Straw Man Proposal: Every Regex Should Have Its Own Class

Regular expressions are commonly written very casually on the fly based on some known examples. Regexes are densely packed with logic that is often a matter of one’s personal style as much as intentional decisions about what that regex should match or not. Many choices are overlooked or made unintentionally by the platform executing the regex. Some examples include whether or not to match across lines, or whether to be greedy (if the author even knows what that means).

A regular expression is usually pure implementation (unless it has embedded comments, which I’ve yet to see in the wild). I have a rule of thumb that most code logic should have two parts: what and how. Any non-trivial piece of logic should be wrapped in a function or class so that the next person coming by doesn’t have to execute the logic in their head to know what it’s doing. They can assume that the code does what it says it does unless they have further reason to doubt it. You could say this is another way of talking about the Single Level of Abstraction Principle.

The most important reason to give every regex its own class is for unit testing. Every regex should be accompanied with a set of examples of what it’s intended to match. Every regex represent bugs waiting to happen, so creating it initially with a set of unit tests prevent regressions of the original test cases and encourage accumulation of additional regressions tests.

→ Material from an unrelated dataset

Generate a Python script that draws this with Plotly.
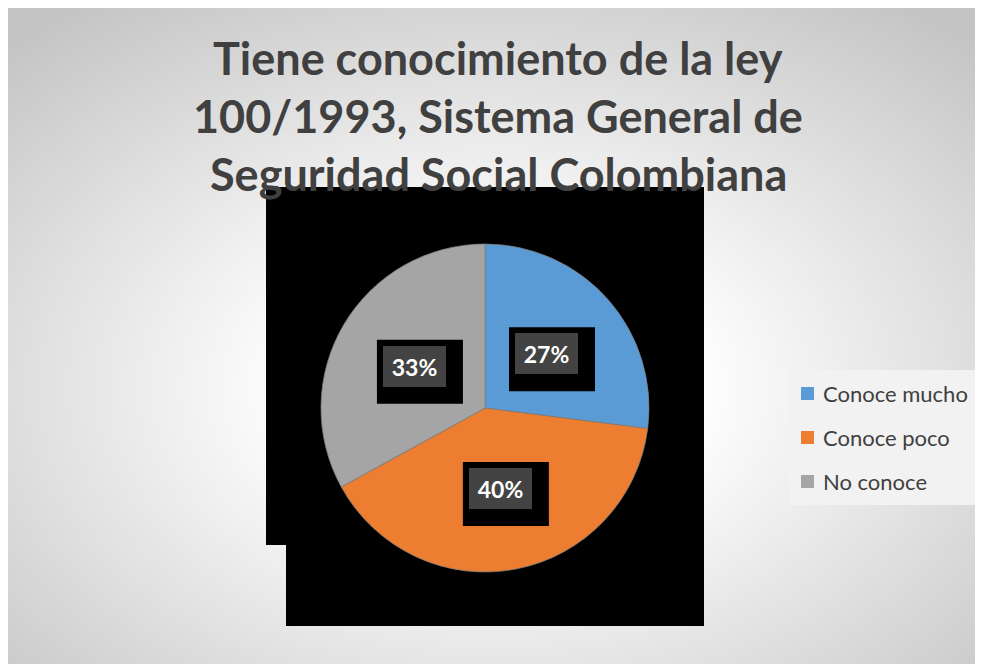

Unit testing is a great mental hack to get around happy-path bias. I think regexes are naturally prone to happy-path bias.

Counter: Why not just a function?

Response: Not a bad point. I’m more confident in stating the proposal “Don’t use a regex directly”. In the programming cultures I had in mind, by which I mean those passionate about testing, static functions are frowned upon to the point that even if there’s not a good reason against one in a particular case, a true class is considered better style probably for consistency’s sake. In an FP codebase, I wouldn’t begrudge a regex wrapped in a function.

Counter: What about a checklist for writing regexes? To make sure you’ve considered subtleties like greediness.

Response: That makes sense in the imaginary world where code is written once and seldom changed. In the real world where code is a living document, tests ensure continued compliance.